From 1993 onwards, the book has been published under the title Schindler's List.
  • Fatal human malice is the staple of narrators, original sin the mother-fluid of historians. But it is a risky enterprise to have to write of virtue.
    • Prologue
  • In times like these, he said, it must be hard for the churches to go on telling people that their Heavenly Father cared about the death of even a single sparrow. He'd hate to be a priest, Herr Schindler said, in an era like this, when life did not have the value of a packet of cigarettes. Stern agreed but suggested, in the spirit of the discussion, that the Biblical reference Herr Schindler had made could be summed up by a Talmudic verse which said that he who saves the life of one man, saves the entire world.

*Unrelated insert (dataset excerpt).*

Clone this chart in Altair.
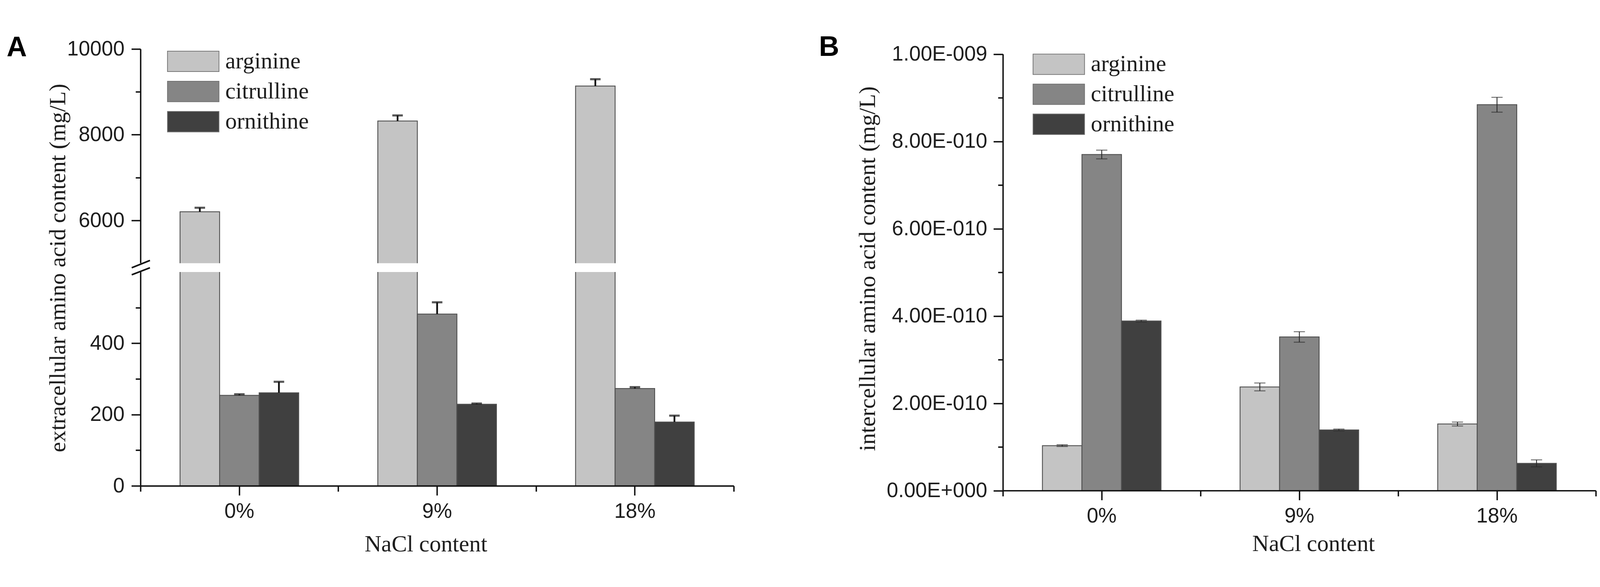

  • The more Orthodox of the ghetto had a slogan—"An hour of life is still life."
    • Ch. 16
  • The list is an absolute good. The list is life. All round its cramped margins lies the gulf.
    • Ch. 31
  • In those uneasy two days, between the declaration of peace and its accomplishment, one of the prisoners, a jeweler named Licht, had been making a present for Oskar, something more expressive than the metal stud box he'd been given on his birthday. Licht was working with a rare quantity of gold. … Licht melted the gold down and by noon on May 8 was engraving an inscription on the inner circle in Hebrew. It was a Talmudic verse which Stern had quoted to Oskar in the front office of Buchheister's in October 1939. "He who saves a single life saves the world entire."